# GIVEN RECORDS start

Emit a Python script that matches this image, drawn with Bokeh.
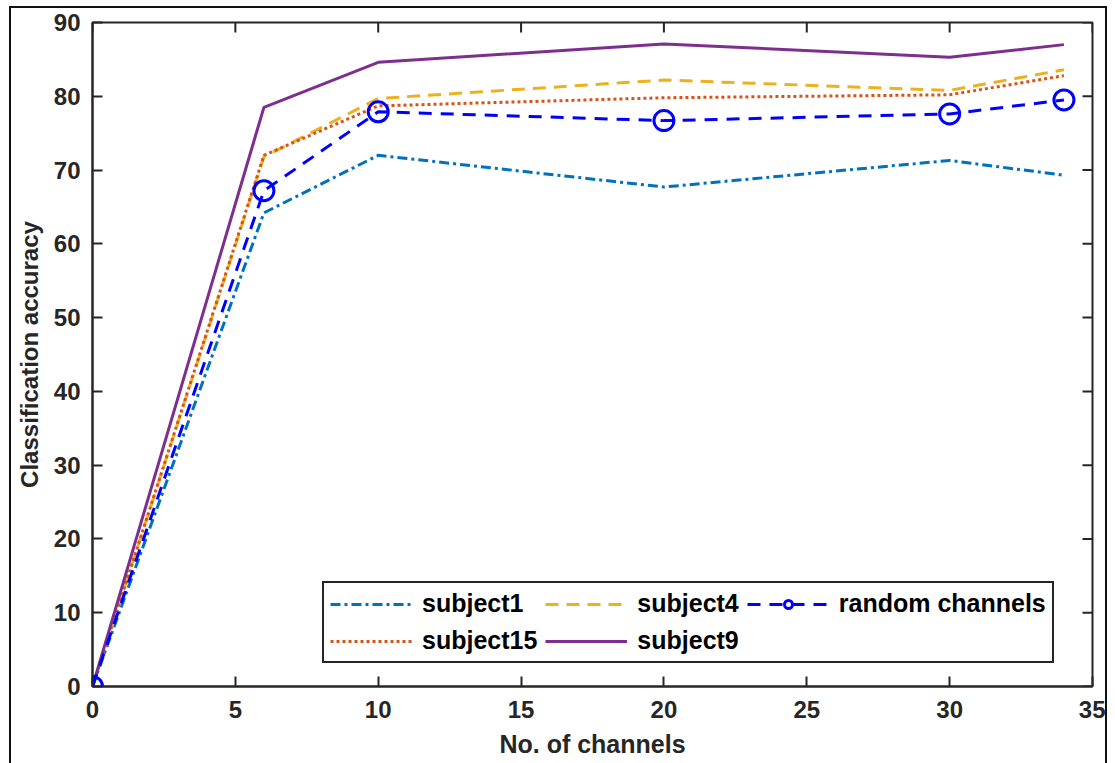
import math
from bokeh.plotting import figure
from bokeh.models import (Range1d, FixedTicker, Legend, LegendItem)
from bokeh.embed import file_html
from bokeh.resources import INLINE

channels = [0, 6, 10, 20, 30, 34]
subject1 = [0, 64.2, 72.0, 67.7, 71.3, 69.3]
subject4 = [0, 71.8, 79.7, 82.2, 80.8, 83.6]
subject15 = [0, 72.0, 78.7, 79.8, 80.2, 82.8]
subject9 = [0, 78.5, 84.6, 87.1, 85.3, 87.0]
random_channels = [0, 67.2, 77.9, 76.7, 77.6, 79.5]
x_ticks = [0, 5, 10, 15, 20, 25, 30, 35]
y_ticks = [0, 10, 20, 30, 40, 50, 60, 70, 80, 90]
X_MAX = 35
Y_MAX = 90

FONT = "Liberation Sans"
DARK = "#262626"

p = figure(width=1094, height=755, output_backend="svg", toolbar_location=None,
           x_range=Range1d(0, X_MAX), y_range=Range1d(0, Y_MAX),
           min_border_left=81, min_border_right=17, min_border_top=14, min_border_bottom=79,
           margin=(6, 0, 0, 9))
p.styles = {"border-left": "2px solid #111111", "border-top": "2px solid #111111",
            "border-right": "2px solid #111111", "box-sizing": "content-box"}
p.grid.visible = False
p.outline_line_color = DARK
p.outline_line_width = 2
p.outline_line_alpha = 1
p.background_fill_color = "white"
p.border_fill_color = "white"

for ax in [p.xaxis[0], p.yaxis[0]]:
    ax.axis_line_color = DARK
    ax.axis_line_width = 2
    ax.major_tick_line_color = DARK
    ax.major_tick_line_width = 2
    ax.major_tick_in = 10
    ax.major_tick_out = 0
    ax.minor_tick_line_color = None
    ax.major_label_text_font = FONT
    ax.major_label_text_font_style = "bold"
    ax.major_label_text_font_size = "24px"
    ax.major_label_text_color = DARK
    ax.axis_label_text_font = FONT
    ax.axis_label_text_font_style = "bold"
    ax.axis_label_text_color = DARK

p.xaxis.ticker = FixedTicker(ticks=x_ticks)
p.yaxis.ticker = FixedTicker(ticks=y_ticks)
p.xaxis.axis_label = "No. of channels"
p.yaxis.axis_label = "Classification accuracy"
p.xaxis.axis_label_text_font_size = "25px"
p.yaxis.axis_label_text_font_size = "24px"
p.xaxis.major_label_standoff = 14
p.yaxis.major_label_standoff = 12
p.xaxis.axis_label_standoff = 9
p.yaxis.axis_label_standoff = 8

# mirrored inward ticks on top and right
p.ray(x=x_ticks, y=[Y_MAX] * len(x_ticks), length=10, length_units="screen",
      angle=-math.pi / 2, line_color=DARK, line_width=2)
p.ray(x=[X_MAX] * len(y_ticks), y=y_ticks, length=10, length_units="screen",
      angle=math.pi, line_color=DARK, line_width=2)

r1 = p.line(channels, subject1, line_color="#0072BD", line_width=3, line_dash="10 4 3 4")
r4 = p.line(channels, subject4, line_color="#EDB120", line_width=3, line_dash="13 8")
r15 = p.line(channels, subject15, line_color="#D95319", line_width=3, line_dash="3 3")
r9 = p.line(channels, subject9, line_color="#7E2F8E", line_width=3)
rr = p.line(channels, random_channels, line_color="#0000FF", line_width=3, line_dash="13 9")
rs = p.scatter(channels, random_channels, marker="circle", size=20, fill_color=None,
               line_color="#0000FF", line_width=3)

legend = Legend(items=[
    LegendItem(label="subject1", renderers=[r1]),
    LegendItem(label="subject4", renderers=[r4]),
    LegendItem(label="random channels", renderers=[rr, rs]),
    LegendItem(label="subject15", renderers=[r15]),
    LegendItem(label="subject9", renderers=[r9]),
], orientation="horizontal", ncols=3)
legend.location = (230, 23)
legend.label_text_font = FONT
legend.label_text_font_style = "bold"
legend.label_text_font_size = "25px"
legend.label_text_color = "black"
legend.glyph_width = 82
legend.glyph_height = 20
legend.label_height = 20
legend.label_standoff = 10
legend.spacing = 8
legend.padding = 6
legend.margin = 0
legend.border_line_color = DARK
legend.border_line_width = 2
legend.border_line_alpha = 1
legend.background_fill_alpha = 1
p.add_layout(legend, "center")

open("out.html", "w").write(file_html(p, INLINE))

# GIVEN RECORDS end
# GIVEN RECORDS start

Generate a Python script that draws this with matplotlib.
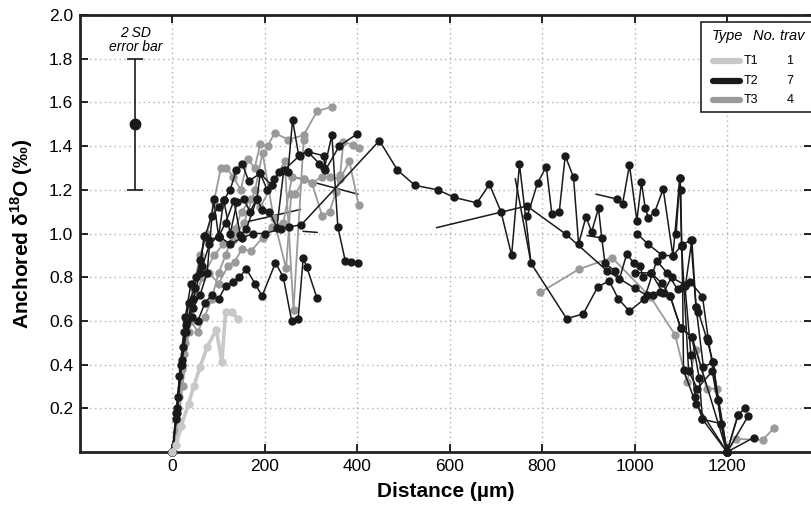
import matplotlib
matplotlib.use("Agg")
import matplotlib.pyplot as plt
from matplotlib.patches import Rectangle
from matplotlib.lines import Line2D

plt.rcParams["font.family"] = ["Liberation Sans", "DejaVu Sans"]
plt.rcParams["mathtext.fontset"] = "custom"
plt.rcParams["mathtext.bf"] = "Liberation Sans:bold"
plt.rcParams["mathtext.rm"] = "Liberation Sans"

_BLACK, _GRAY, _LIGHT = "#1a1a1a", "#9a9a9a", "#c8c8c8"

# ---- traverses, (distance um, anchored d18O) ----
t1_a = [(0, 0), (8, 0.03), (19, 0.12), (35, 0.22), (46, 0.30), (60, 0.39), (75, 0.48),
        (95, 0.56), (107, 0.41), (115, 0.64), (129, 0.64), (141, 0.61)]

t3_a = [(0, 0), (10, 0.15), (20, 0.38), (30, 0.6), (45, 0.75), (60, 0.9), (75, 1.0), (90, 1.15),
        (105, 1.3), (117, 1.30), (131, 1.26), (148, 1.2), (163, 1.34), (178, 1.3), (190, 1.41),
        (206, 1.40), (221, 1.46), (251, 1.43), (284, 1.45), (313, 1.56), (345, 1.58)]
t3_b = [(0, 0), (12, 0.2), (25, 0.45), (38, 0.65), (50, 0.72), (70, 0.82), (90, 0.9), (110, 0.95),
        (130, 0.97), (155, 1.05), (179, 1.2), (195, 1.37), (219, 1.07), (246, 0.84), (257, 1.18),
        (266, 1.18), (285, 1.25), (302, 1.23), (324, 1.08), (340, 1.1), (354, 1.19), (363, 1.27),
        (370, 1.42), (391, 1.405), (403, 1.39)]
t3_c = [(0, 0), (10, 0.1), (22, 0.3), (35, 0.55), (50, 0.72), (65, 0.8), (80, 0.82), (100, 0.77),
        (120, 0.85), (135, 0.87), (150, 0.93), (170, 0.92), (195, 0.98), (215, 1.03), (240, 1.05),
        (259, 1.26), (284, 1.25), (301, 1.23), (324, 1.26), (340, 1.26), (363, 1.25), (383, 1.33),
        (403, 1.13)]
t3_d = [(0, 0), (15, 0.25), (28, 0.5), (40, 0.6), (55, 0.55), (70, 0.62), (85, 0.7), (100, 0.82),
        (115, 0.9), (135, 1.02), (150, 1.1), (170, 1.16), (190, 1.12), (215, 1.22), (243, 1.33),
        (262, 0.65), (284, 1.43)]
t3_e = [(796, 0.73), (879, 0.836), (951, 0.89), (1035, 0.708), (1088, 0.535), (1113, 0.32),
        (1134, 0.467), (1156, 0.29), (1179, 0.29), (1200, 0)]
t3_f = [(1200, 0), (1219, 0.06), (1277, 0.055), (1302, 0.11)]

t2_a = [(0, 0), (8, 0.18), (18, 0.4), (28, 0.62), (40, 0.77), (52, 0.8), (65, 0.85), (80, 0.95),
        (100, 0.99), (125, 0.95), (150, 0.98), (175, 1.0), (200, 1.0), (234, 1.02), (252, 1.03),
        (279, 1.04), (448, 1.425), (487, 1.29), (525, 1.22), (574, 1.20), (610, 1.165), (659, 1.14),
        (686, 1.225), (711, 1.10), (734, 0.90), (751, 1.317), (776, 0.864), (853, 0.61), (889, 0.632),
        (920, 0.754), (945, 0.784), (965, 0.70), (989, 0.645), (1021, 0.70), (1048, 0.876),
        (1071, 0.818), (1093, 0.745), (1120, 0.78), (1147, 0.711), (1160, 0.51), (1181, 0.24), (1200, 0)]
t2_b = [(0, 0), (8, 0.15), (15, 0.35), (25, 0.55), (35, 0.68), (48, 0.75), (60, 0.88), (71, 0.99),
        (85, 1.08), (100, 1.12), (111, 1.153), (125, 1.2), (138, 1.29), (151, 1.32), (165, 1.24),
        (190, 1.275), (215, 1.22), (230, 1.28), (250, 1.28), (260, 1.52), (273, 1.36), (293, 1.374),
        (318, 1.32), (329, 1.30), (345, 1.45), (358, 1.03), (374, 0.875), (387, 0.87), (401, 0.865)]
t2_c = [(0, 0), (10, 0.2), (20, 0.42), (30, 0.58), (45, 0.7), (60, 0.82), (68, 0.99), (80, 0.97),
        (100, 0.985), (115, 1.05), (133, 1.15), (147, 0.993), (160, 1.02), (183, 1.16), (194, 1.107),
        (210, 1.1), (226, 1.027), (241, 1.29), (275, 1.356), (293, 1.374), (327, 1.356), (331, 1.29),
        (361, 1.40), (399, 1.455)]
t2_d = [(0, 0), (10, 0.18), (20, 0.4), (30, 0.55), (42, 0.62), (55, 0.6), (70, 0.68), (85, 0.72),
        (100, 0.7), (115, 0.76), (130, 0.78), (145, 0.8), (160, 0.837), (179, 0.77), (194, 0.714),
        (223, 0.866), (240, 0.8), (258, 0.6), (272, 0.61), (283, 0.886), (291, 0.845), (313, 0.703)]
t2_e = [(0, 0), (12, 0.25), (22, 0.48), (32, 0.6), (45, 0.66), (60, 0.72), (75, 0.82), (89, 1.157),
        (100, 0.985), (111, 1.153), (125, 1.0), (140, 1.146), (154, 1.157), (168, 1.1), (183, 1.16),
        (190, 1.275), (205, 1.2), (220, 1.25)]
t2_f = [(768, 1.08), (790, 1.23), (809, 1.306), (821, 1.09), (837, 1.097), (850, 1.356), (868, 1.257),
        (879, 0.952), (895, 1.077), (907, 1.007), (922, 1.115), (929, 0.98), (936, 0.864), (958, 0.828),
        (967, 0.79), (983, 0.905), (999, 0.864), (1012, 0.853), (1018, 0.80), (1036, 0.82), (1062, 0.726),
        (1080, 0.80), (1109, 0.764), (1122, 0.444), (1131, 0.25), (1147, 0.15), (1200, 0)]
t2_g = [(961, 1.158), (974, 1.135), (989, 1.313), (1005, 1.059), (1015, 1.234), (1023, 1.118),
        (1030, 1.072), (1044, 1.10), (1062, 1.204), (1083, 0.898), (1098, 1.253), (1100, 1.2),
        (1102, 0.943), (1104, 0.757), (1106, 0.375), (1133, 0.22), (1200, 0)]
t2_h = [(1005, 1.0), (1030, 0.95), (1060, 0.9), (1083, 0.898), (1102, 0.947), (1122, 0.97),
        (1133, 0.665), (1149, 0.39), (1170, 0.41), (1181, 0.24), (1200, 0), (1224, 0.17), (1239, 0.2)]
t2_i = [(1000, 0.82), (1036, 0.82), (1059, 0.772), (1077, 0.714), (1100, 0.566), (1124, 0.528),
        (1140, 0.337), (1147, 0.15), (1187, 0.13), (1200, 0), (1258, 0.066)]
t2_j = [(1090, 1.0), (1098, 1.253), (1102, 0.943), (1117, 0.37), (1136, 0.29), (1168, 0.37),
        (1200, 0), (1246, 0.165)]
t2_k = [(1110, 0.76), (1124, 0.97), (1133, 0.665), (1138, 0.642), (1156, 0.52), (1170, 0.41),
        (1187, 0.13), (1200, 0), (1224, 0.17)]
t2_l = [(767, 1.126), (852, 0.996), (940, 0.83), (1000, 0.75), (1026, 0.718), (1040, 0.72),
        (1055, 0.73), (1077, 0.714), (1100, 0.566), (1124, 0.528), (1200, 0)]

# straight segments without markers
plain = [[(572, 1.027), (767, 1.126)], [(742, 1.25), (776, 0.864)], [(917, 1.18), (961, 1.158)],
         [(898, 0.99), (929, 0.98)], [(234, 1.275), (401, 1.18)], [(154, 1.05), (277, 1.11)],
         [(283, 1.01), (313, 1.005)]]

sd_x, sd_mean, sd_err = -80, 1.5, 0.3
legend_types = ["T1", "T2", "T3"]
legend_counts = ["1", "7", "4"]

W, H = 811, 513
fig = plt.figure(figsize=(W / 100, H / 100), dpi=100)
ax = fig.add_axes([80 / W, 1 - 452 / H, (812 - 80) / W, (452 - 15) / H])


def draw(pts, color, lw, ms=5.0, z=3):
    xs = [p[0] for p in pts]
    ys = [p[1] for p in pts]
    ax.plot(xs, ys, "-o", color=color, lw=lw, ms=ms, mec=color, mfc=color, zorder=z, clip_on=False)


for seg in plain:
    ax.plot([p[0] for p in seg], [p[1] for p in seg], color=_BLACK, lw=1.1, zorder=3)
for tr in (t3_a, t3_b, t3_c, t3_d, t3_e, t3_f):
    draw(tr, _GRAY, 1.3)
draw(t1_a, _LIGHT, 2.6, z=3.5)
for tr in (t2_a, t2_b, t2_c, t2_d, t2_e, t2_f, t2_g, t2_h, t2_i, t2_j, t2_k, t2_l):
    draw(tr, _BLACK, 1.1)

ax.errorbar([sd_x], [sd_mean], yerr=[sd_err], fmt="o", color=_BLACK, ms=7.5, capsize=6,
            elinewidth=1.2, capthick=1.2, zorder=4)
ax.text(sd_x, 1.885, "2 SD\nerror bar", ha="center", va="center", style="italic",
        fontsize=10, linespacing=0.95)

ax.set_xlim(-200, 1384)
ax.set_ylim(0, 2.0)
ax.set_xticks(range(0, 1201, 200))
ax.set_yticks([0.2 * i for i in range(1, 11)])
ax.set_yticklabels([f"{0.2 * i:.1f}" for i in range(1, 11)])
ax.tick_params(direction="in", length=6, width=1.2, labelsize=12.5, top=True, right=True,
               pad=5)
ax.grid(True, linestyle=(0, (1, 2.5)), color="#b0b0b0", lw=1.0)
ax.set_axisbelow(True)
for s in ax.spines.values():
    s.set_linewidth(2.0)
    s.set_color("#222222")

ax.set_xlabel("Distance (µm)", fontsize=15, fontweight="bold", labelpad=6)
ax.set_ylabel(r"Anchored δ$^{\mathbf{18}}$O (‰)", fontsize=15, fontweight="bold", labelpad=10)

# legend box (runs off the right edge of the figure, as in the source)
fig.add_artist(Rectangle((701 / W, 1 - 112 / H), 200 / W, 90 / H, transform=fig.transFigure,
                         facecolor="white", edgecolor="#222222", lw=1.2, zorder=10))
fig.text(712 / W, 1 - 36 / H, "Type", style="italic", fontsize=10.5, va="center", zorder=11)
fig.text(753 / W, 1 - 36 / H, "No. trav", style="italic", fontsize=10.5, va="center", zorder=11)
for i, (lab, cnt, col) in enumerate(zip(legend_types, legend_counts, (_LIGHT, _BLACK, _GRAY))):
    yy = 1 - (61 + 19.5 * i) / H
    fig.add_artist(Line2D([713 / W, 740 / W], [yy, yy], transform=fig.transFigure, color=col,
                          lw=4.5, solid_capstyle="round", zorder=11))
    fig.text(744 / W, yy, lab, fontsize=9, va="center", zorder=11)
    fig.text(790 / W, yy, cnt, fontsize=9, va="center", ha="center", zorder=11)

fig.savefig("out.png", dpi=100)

# GIVEN RECORDS end
# GIVEN RECORDS start

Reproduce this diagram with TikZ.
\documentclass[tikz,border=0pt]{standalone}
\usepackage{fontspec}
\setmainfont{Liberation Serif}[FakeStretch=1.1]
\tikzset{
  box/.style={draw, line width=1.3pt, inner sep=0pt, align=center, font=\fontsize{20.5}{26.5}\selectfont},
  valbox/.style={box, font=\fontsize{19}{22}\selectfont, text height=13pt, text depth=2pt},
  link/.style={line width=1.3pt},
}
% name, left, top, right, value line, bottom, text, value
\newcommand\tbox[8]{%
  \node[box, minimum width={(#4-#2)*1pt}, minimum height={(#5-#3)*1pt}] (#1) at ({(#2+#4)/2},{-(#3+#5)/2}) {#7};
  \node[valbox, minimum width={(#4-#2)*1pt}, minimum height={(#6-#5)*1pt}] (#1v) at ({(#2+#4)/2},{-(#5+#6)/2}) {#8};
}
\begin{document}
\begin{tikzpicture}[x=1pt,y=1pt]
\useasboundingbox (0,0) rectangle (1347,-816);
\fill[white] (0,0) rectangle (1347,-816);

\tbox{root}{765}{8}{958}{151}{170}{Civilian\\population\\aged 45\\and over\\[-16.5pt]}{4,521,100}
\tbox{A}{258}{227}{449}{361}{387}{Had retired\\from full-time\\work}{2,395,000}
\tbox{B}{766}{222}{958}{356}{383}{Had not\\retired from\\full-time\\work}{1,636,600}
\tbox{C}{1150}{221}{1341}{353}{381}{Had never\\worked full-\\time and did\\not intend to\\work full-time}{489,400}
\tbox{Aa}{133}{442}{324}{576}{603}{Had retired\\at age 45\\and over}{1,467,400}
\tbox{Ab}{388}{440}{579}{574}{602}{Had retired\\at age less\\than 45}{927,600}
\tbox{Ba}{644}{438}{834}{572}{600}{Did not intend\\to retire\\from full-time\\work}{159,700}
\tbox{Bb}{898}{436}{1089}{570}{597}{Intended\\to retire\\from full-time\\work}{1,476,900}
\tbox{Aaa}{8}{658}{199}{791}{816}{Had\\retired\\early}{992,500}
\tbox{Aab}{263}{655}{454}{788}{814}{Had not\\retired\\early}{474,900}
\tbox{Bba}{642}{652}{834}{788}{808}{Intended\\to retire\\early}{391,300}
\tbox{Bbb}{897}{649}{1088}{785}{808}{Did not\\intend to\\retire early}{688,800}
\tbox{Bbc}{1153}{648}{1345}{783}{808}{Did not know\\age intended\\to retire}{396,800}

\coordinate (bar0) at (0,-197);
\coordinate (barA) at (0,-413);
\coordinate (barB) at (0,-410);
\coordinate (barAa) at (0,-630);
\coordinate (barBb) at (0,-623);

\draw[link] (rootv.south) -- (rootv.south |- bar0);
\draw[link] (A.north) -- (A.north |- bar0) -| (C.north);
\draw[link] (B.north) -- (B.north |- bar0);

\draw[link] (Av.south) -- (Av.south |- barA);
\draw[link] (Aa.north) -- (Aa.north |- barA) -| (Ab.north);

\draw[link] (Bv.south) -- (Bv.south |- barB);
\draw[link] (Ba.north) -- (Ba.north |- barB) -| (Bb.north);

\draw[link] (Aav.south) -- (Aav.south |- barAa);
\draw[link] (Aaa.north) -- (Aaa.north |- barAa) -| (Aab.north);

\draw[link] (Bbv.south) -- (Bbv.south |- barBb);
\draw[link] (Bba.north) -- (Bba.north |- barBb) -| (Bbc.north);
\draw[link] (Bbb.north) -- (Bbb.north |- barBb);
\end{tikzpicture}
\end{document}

# GIVEN RECORDS end

▸ EXERCISE REQUIREMENTS:
Above are the records. Print exactly the lines from the one containing "Emit a Python" to the one containing "from bokeh.resources import INLINE", both included, and nothing else; pictures are excluded.

▸ THE OUTPUT:
Emit a Python script that matches this image, drawn with Bokeh.
import math
from bokeh.plotting import figure
from bokeh.models import (Range1d, FixedTicker, Legend, LegendItem)
from bokeh.embed import file_html
from bokeh.resources import INLINE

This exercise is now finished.